S'ils semblent considérer la fermeture comme inéluctable, les syndicats doutent de l'efficacité du reclassement des plus jeunes. L'expérience de leurs camarades de Metaleurop ou de LU, à Calais, leur démontre, s'il en était besoin, que la situation régionale de l'emploi ne s'y prête guère. David Tourbier, délégué CGT, embauché il y a huit mois, est un ancien de l'usine Coventry (ex-Lever) en liquidation : "Nous sommes quatre dans ce cas", dit-il. "J'ai 57 ans et je n'y perdrai rien. Mais les camarades âgés de 50 à 53 ans auront une indemnité dégressive de 70 % de leur salaire", ajoute Serge Bourdeille.
"Et l'on n'est pas assuré que les autres sites français, moins importants que le nôtre, ne seront pas, à leur tour fermés. Les reclassements internes ne sont peut-être qu'une solution temporaire, renchérit Yves David, secrétaire de la Fédération syndicale des agents de la Seita (FSAS-UNSA). L'usine lilloise est la meilleure unité française du groupe au niveau coût de fabrication et qualité. Selon moi, cette fermeture est une délocalisation cachée. Au moment de la fusion avec les Espagnols, l'usine qui va accueillir la fabrication de toutes les brunes était déjà en construction à Alicante."

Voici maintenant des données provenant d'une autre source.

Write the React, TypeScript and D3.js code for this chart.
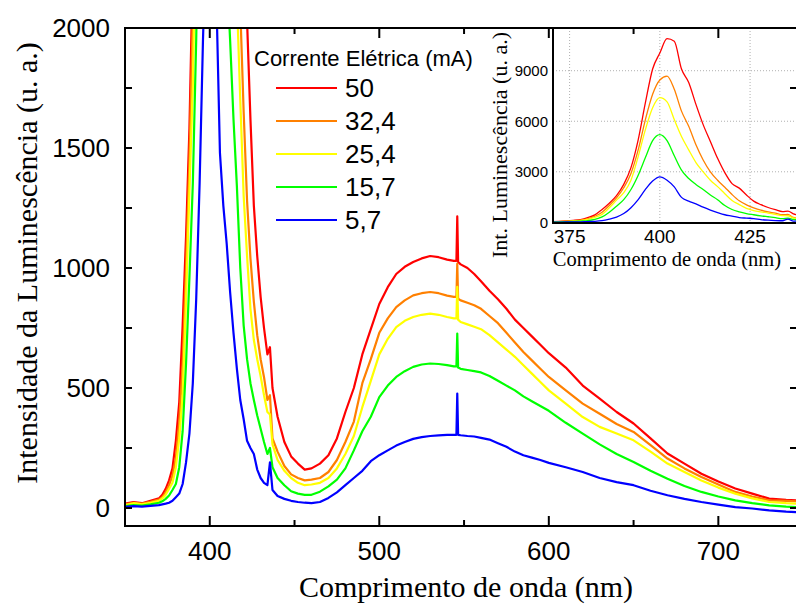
import React from 'react';
import * as d3 from 'd3';

// Wavelength grid (nm)
const wavelengths = [
  350, 355, 360, 365, 370,
  372, 374, 376, 378, 380, 382, 384, 386, 388, 390,
  392, 394, 396, 398, 400, 402, 404, 406, 408, 410,
  412, 414, 416, 418, 420, 422, 424, 426, 428, 430,
  432, 434, 435.5, 437, 440, 444, 448, 452, 456, 460,
  465, 470, 475, 480, 485, 490, 495, 500, 505, 510,
  515, 520, 525, 530, 535, 540, 544, 545.5, 546, 546.5,
  548, 552, 556, 560, 565, 570, 575, 580, 585, 590,
  595, 600, 610, 620, 630, 640, 650, 660, 670, 680,
  690, 700, 710, 720, 730, 740, 746,
];

const current50 = [
  18, 25, 20, 30, 40,
  55, 80, 115, 165, 280, 440, 760, 1130, 1580, 2250,
  3250, 4900, 7100, 9100, 10050, 10900, 10750, 9100, 8300, 7000,
  5800, 4800, 3800, 2950, 2300, 2030, 1620, 1260, 1050, 880,
  750, 640, 670, 500, 380, 275, 215, 185, 160, 165,
  185, 220, 290, 400, 500, 640, 745, 850, 920, 975,
  1005, 1025, 1040, 1050, 1045, 1035, 1030, 1030, 1215, 1025,
  1015, 1000, 975, 945, 905, 870, 830, 785, 750, 715,
  680, 645, 585, 510, 456, 400, 352, 290, 227, 185,
  143, 110, 81, 60, 39, 34, 32,
];

const current32 = [
  15, 22, 18, 26, 35,
  45, 65, 95, 135, 210, 360, 600, 1000, 1450, 2050,
  2900, 4300, 6100, 7600, 8450, 8680, 7900, 6600, 5700, 4600,
  3700, 3000, 2500, 2080, 1650, 1280, 1040, 860, 720, 620,
  545, 450, 470, 290, 235, 175, 140, 125, 115, 118,
  125, 150, 200, 275, 360, 520, 620, 730, 790, 837,
  865, 886, 895, 900, 895, 885, 880, 880, 1018, 872,
  865, 855, 845, 830, 800, 770, 730, 690, 650, 615,
  580, 546, 490, 435, 393, 350, 317, 262, 206, 165,
  129, 98, 67, 48, 32, 30, 28,
];

const current25 = [
  12, 20, 15, 22, 30,
  40, 55, 80, 105, 170, 290, 470, 865, 1320, 1760,
  2500, 3900, 5500, 6800, 7400, 7150, 6100, 5100, 4300, 3550,
  3000, 2500, 2120, 1700, 1300, 1050, 830, 700, 620, 550,
  470, 400, 390, 265, 200, 155, 125, 105, 95, 98,
  105, 125, 165, 225, 300, 420, 530, 640, 705, 754,
  780, 796, 805, 810, 805, 796, 790, 790, 921, 785,
  775, 765, 755, 745, 720, 690, 660, 630, 595, 560,
  525, 490, 435, 379, 338, 310, 282, 235, 185, 150,
  115, 85, 60, 40, 25, 20, 18,
];

const current15 = [
  8, 12, 10, 15, 22,
  28, 38, 52, 75, 100, 170, 320, 600, 960, 1350,
  1950, 2800, 3850, 4850, 5200, 4850, 3950, 3100, 2600, 2250,
  1950, 1620, 1340, 1000, 760, 620, 520, 450, 385, 330,
  275, 225, 250, 170, 125, 95, 70, 60, 55, 55,
  68, 90, 118, 165, 240, 320, 380, 462, 510, 546,
  570, 588, 598, 602, 600, 595, 590, 590, 727, 585,
  580, 575, 570, 565, 550, 530, 510, 490, 465, 445,
  425, 405, 355, 310, 265, 225, 192, 155, 122, 92,
  67, 48, 32, 20, 11, 6, 4,
];

const current5 = [
  5, 8, 6, 9, 12,
  15, 18, 22, 30, 45, 60, 100, 190, 310, 520,
  870, 1350, 1950, 2450, 2700, 2500, 2100, 1480, 1260, 1100,
  900, 730, 580, 450, 370, 280, 250, 225, 160, 125,
  105, 95, 190, 75, 50, 38, 30, 25, 22, 20,
  25, 42, 65, 95, 125, 155, 195, 220, 240, 260,
  275, 288, 295, 300, 303, 305, 305, 305, 477, 305,
  303, 300, 298, 292, 285, 270, 255, 235, 220, 210,
  200, 188, 170, 150, 125, 108, 95, 72, 53, 38,
  25, 14, 4, -2, -10, -15, -17,
];

const seriesNames = ['50', '32,4', '25,4', '15,7', '5,7'];
const seriesColors = ['#ff0000', '#ff8000', '#ffff00', '#00ff00', '#0000ff'];
const seriesValues = [current50, current32, current25, current15, current5];

const mainXMajor = [400, 500, 600, 700];
const mainXMinor = [450, 550, 650];
const mainYMajor = [0, 500, 1000, 1500, 2000];
const mainYMinor = [250, 750, 1250, 1750];
const insetXTicks = [375, 400, 425];
const insetYTicks = [0, 3000, 6000, 9000];
const insetYGrid = [3000, 6000, 9000];

const SANS = '"Liberation Sans", Arial, sans-serif';
const SERIF = '"Liberation Serif", "Times New Roman", serif';

export default function App() {
  const W = 796, H = 604;
  const L = 125, R = 797, T = 28, B = 526;
  const x = d3.scaleLinear().domain([350, 746.4]).range([L, R]);
  const y = d3.scaleLinear().domain([-75, 2000]).range([B, T]);

  const iL = 553, iR = 797, iT = 28, iB = 223;
  const ix = d3.scaleLinear().domain([370.4, 438]).range([iL, iR]);
  const iy = d3.scaleLinear().domain([-40, 11535]).range([iB, iT]);

  const data = seriesValues.map((vals) => wavelengths.map((w, i) => [w, vals[i]] as [number, number]));

  const mainLine = d3.line<[number, number]>().x((d) => x(d[0])).y((d) => y(d[1]));
  const insetLine = d3
    .line<[number, number]>()
    .x((d) => ix(d[0]))
    .y((d) => iy(d[1]))
    .curve(d3.curveMonotoneX);

  const legendX1 = 276, legendX2 = 337, legendY0 = 88, legendDy = 33;

  return (
    <div style={{ position: 'absolute', left: 0, top: 0 }}>
      <svg width={W} height={H} style={{ display: 'block', background: '#fff' }}>
        <defs>
          <clipPath id="mainClip">
            <rect x={L} y={T} width={R - L} height={B - T} />
          </clipPath>
          <clipPath id="insetClip">
            <rect x={iL} y={iT} width={iR - iL} height={iB - iT} />
          </clipPath>
        </defs>

        {/* main curves */}
        <g clipPath="url(#mainClip)">
          {data.map((d, i) => (
            <path key={i} d={mainLine(d) || ''} fill="none" stroke={seriesColors[i]} strokeWidth={2.2} strokeLinejoin="round" />
          ))}
        </g>

        {/* inset */}
        <rect x={iL} y={iT} width={iR - iL} height={iB - iT} fill="#fff" />
        {insetXTicks.map((t) => (
          <line key={'igx' + t} x1={ix(t)} x2={ix(t)} y1={iT} y2={iB} stroke="#b0b0b0" strokeWidth={1} strokeDasharray="1,2" />
        ))}
        {insetYGrid.map((t) => (
          <line key={'igy' + t} x1={iL} x2={iR} y1={iy(t)} y2={iy(t)} stroke="#b0b0b0" strokeWidth={1} strokeDasharray="1,2" />
        ))}
        <g clipPath="url(#insetClip)">
          {data.map((d, i) => (
            <path key={i} d={insetLine(d.filter((p) => p[0] >= 368 && p[0] <= 446)) || ''} fill="none" stroke={seriesColors[i]} strokeWidth={1.3} />
          ))}
        </g>
        <line x1={iL} x2={iL} y1={iT} y2={iB + 1} stroke="#000" strokeWidth={2} />
        <line x1={iL - 1} x2={iR} y1={iB} y2={iB} stroke="#000" strokeWidth={2} />
        {insetXTicks.map((t) => (
          <text key={'ixl' + t} x={ix(t)} y={243} textAnchor="middle" fontFamily={SANS} fontSize={19} fill="#000">
            {t}
          </text>
        ))}
        {insetYTicks.map((t) => (
          <text key={'iyl' + t} x={548} y={iy(t) + 5.5} textAnchor="end" fontFamily={SANS} fontSize={15} fill="#000">
            {t}
          </text>
        ))}
        <text x={667} y={266} textAnchor="middle" fontFamily={SERIF} fontSize={20.5} fill="#000">
          Comprimento de onda (nm)
        </text>
        <text
          transform={`translate(507,145) rotate(-90)`}
          textAnchor="middle"
          fontFamily={SERIF}
          fontSize={22}
          fill="#000"
        >
          Int. Luminescência (u. a.)
        </text>

        {/* main frame */}
        <rect x={L} y={T} width={R - L} height={B - T} fill="none" stroke="#000" strokeWidth={2} />
        {mainXMajor.map((t) => (
          <g key={'xM' + t}>
            <line x1={x(t)} x2={x(t)} y1={B} y2={B - 10} stroke="#000" strokeWidth={2} />
            <line x1={x(t)} x2={x(t)} y1={T} y2={T + 10} stroke="#000" strokeWidth={2} />
          </g>
        ))}
        {mainXMinor.map((t) => (
          <g key={'xm' + t}>
            <line x1={x(t)} x2={x(t)} y1={B} y2={B - 6} stroke="#000" strokeWidth={2} />
            <line x1={x(t)} x2={x(t)} y1={T} y2={T + 6} stroke="#000" strokeWidth={2} />
          </g>
        ))}
        {[...mainYMajor, ...mainYMinor].map((t) => (
          <g key={'y' + t}>
            <line x1={L} x2={L + 7} y1={y(t)} y2={y(t)} stroke="#000" strokeWidth={2} />
            <line x1={R} x2={R - 7} y1={y(t)} y2={y(t)} stroke="#000" strokeWidth={2} />
          </g>
        ))}

        {/* tick labels */}
        {mainXMajor.map((t) => (
          <text key={'xl' + t} x={x(t)} y={560} textAnchor="middle" fontFamily={SANS} fontSize={26} fill="#000">
            {t}
          </text>
        ))}
        {mainYMajor.map((t) => (
          <text key={'yl' + t} x={110} y={y(t) + 9.3} textAnchor="end" fontFamily={SANS} fontSize={26} fill="#000">
            {t}
          </text>
        ))}

        {/* axis titles */}
        <text x={466} y={597} textAnchor="middle" fontFamily={SERIF} fontSize={30} fill="#000">
          Comprimento de onda (nm)
        </text>
        <text transform={`translate(37,263) rotate(-90)`} textAnchor="middle" fontFamily={SERIF} fontSize={30} fill="#000">
          Intensidade da Luminescência (u. a.)
        </text>

        {/* legend */}
        <text x={254} y={66} fontFamily={SANS} fontSize={22} fill="#000">
          Corrente Elétrica (mA)
        </text>
        {seriesNames.map((n, i) => (
          <g key={'lg' + n}>
            <line x1={legendX1} x2={legendX2} y1={legendY0 + i * legendDy} y2={legendY0 + i * legendDy} stroke={seriesColors[i]} strokeWidth={2} />
            <text x={345} y={legendY0 + i * legendDy + 9.3} fontFamily={SANS} fontSize={26} fill="#000">
              {n}
            </text>
          </g>
        ))}
      </svg>
    </div>
  );
}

Les syndicats, qui ne se privent pas de souligner les bons résultats du groupe et - précise la CGT - ses 900 millions d'euros de réserve financière, semblent partager cette inquiétude. "Le groupe Altadis vient de racheter la régie nationale des tabacs marocains, rappelle Serge Bourdeille. Il n'y pas de raison qu'ils n'y délocalisent pas aussi certaines fabrications." "Comment accepter pareille décision prise dans un seul souci de compétitivité d'un groupe dont la situation financière est bonne, s'interroge, pour sa part, le président du conseil général, et député (PS) Bernard Derosier. Il s'agit d'un exemple de plus du comportement d'un patronat pour qui la dimension humaine n'a pas de valeur."